A lower court dismissed the suit brought by Mr. Makdessi, who is serving a life sentence for murdering his wife and another man in Virginia Beach in 1996.

The lower court found that several officials he sued “did not actually know of the substantial risk of harm Mr. Makdessi faced” and so could not be held liable despite the repeated complaints he had filed.

In its ruling, the appeals court panel overturned the lower court’s decision.

The officials named in Mr. Makdessi’s suit include Capt. Arvil Gallihar, Lt. Tracy Fields and Sgt. Christopher King, who had responsibility for overseeing the pod in Wallens Ridge where Mr. Makdessi was held and who maintained they were unaware of Mr. Makdessi’s situation.

In the appeals court decision written by Judge James E. Wynn Jr., and in which Judge Diana G. Motz concurred, the panel found “that prison officials may not bury their heads in the sand and thereby skirt liability.” Rather they may be held accountable when a risk is so obvious that it had to have been known.”

Judge Wynn wrote that the officials should have been aware of the risks to Mr. Makdessi. He was known to be a small, middle-aged man with physical and mental ailments, the judge wrote, which made him “vulnerable to harassment and attack” and forced him to pay for protec- tion from other prisoners in seeking to ensure his safety.

Mr.

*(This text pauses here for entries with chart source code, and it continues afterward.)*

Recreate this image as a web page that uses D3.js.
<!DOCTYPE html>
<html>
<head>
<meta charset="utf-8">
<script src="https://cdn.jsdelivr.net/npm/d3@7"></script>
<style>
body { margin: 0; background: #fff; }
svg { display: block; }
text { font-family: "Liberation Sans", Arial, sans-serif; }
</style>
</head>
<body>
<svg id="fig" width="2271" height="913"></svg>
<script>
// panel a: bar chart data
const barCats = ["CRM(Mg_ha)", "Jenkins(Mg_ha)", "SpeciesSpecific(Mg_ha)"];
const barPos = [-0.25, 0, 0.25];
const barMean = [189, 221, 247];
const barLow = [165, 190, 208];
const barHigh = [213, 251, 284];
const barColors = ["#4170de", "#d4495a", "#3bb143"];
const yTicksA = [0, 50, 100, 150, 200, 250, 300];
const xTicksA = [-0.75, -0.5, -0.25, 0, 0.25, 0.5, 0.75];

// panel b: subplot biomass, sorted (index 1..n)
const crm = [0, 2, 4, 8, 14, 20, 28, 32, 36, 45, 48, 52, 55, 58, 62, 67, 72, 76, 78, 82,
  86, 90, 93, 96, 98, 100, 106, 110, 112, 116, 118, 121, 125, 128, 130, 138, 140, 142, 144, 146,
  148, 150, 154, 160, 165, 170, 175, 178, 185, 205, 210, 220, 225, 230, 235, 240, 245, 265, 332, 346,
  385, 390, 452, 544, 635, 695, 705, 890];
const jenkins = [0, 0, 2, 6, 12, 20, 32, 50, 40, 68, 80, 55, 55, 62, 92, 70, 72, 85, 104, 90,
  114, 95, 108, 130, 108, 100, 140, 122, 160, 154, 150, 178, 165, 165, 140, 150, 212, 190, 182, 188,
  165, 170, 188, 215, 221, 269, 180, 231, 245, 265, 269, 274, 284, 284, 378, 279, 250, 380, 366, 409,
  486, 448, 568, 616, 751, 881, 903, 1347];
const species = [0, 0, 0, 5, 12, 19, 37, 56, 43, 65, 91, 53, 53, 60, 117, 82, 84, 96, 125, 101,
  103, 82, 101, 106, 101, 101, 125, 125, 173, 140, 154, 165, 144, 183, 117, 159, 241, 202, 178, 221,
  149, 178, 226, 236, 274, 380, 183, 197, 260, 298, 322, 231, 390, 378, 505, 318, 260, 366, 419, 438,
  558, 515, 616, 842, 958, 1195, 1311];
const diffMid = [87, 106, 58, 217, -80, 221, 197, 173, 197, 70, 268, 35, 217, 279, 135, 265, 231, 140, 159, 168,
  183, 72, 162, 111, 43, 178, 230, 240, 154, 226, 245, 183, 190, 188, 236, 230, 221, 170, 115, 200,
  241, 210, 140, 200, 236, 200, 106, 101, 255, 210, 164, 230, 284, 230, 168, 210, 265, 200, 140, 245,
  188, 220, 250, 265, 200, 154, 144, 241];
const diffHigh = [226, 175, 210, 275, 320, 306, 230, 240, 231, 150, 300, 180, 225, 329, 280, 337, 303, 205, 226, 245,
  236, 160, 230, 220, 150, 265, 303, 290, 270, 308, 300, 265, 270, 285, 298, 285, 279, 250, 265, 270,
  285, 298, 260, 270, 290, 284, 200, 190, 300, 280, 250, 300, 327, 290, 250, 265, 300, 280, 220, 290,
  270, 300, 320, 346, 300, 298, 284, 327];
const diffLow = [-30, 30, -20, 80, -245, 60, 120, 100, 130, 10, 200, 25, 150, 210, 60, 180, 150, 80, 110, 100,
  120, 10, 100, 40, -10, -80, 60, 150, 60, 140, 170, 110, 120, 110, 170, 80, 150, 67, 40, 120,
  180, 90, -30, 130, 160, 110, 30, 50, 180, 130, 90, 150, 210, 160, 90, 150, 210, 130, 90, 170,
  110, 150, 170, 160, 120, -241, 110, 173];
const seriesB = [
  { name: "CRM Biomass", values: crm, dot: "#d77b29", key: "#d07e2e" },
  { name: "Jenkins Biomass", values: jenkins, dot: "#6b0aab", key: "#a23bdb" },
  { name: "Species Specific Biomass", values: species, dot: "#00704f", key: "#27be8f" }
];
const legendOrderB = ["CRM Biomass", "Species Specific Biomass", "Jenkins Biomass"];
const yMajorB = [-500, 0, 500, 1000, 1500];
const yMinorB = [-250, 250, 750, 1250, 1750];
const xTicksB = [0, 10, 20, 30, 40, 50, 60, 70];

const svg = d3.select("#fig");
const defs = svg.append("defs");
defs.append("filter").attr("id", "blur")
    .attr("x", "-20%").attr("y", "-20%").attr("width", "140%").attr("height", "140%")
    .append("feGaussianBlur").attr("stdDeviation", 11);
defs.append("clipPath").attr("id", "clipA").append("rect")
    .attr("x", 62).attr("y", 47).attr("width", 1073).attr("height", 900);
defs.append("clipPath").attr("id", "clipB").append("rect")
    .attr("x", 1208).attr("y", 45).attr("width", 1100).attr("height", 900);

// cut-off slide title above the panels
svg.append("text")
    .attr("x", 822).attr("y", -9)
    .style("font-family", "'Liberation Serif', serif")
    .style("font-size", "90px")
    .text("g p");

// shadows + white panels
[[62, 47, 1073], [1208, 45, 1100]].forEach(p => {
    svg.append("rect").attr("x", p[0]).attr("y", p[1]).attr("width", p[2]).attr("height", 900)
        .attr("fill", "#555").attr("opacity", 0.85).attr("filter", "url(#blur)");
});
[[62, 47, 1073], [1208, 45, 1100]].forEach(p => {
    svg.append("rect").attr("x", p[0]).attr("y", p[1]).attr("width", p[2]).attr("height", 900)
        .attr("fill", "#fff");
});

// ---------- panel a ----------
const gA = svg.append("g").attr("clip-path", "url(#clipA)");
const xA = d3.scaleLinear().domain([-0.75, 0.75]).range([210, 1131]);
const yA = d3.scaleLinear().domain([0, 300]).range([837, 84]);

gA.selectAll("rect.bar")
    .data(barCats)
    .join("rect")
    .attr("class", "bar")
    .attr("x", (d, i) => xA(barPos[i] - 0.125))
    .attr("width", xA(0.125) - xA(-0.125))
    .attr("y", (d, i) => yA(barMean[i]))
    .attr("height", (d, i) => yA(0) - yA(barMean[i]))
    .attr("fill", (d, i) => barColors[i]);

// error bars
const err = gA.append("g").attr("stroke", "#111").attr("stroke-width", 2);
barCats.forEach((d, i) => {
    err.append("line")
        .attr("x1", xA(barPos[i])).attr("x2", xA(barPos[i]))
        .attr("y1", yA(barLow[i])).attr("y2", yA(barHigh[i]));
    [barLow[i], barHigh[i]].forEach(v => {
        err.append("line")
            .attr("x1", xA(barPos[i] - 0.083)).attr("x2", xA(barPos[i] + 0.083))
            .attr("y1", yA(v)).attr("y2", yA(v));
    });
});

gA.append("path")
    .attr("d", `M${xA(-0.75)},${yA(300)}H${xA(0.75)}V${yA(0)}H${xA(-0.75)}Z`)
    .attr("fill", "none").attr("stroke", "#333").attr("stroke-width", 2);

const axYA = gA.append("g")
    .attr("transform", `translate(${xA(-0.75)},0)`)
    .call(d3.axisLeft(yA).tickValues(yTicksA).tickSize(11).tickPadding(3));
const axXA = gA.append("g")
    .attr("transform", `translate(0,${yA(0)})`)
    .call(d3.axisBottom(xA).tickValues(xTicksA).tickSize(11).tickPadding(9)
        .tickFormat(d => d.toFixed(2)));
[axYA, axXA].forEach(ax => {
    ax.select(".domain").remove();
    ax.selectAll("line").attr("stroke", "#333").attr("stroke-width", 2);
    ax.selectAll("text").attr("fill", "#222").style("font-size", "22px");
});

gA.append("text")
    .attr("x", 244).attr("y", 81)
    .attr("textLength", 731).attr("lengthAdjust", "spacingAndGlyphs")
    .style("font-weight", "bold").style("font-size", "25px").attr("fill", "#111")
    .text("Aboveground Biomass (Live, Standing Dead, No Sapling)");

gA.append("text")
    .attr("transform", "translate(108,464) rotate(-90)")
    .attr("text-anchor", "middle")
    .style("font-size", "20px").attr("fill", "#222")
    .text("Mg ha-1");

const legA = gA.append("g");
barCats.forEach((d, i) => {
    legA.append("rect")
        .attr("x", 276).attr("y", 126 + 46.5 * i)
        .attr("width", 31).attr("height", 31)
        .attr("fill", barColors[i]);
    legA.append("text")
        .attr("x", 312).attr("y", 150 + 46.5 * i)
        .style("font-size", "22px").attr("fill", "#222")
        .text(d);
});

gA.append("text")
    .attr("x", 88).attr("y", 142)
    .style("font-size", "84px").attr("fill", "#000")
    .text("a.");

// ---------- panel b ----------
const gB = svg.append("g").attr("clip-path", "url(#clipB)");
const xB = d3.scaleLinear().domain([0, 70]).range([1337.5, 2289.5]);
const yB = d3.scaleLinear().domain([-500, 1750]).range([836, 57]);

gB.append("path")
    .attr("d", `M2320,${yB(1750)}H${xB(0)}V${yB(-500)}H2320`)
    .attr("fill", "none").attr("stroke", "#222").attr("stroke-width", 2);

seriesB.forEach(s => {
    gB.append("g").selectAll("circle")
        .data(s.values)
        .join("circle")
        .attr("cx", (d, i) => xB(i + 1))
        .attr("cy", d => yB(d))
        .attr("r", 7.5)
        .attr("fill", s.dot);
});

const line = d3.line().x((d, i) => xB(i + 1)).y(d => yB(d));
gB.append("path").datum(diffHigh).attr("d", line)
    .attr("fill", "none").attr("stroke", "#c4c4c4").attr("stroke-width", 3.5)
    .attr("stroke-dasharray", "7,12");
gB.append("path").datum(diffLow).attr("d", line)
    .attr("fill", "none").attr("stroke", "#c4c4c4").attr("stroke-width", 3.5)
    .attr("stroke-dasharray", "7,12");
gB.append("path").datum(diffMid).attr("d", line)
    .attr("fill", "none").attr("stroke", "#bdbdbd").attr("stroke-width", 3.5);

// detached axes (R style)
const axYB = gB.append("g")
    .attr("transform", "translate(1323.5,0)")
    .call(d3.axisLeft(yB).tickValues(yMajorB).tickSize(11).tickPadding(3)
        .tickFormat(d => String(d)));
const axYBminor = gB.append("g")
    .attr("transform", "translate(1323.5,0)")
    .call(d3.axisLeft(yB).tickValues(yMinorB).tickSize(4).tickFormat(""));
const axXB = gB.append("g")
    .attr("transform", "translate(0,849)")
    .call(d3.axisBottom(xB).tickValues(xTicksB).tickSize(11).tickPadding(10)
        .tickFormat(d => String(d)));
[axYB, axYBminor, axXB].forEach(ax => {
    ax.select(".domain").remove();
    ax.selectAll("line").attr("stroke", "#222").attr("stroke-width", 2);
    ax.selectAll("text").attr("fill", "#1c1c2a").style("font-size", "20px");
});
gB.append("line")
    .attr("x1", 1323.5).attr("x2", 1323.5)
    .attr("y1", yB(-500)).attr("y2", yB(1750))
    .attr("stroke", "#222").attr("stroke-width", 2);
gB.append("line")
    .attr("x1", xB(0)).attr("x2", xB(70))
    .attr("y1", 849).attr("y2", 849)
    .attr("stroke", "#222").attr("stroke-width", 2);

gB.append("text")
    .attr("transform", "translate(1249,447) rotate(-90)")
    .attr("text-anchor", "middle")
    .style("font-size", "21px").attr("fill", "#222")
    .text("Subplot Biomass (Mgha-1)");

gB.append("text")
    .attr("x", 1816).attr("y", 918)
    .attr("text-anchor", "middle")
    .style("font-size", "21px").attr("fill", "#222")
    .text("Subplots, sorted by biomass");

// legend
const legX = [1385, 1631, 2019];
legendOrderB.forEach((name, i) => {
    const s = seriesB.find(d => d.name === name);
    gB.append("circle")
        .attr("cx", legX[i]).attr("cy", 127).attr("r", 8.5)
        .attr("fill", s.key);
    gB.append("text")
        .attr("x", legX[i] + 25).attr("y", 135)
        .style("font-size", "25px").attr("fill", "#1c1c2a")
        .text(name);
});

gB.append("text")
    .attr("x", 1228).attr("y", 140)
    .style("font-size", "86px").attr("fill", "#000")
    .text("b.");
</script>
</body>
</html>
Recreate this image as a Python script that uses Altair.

Makdessi’s repeated oral and written complaints, as well as the fact that the younger, bigger and stronger cellmate who allegedly attacked him was known to be an aggressive member of the Gangster Disciples gang, should have triggered awareness, not “deliberate indifference,” the judge wrote.

Judge Dennis W. Shedd dissented, arguing that the panel should defer to the decision of the lower court, which he said had carefully reviewed the evidence in finding no liability in what was effectively a bench trial.

Unless the state appeals the decision, the case would be returned to the lower court to again consider the liability of the three officials named in the suit.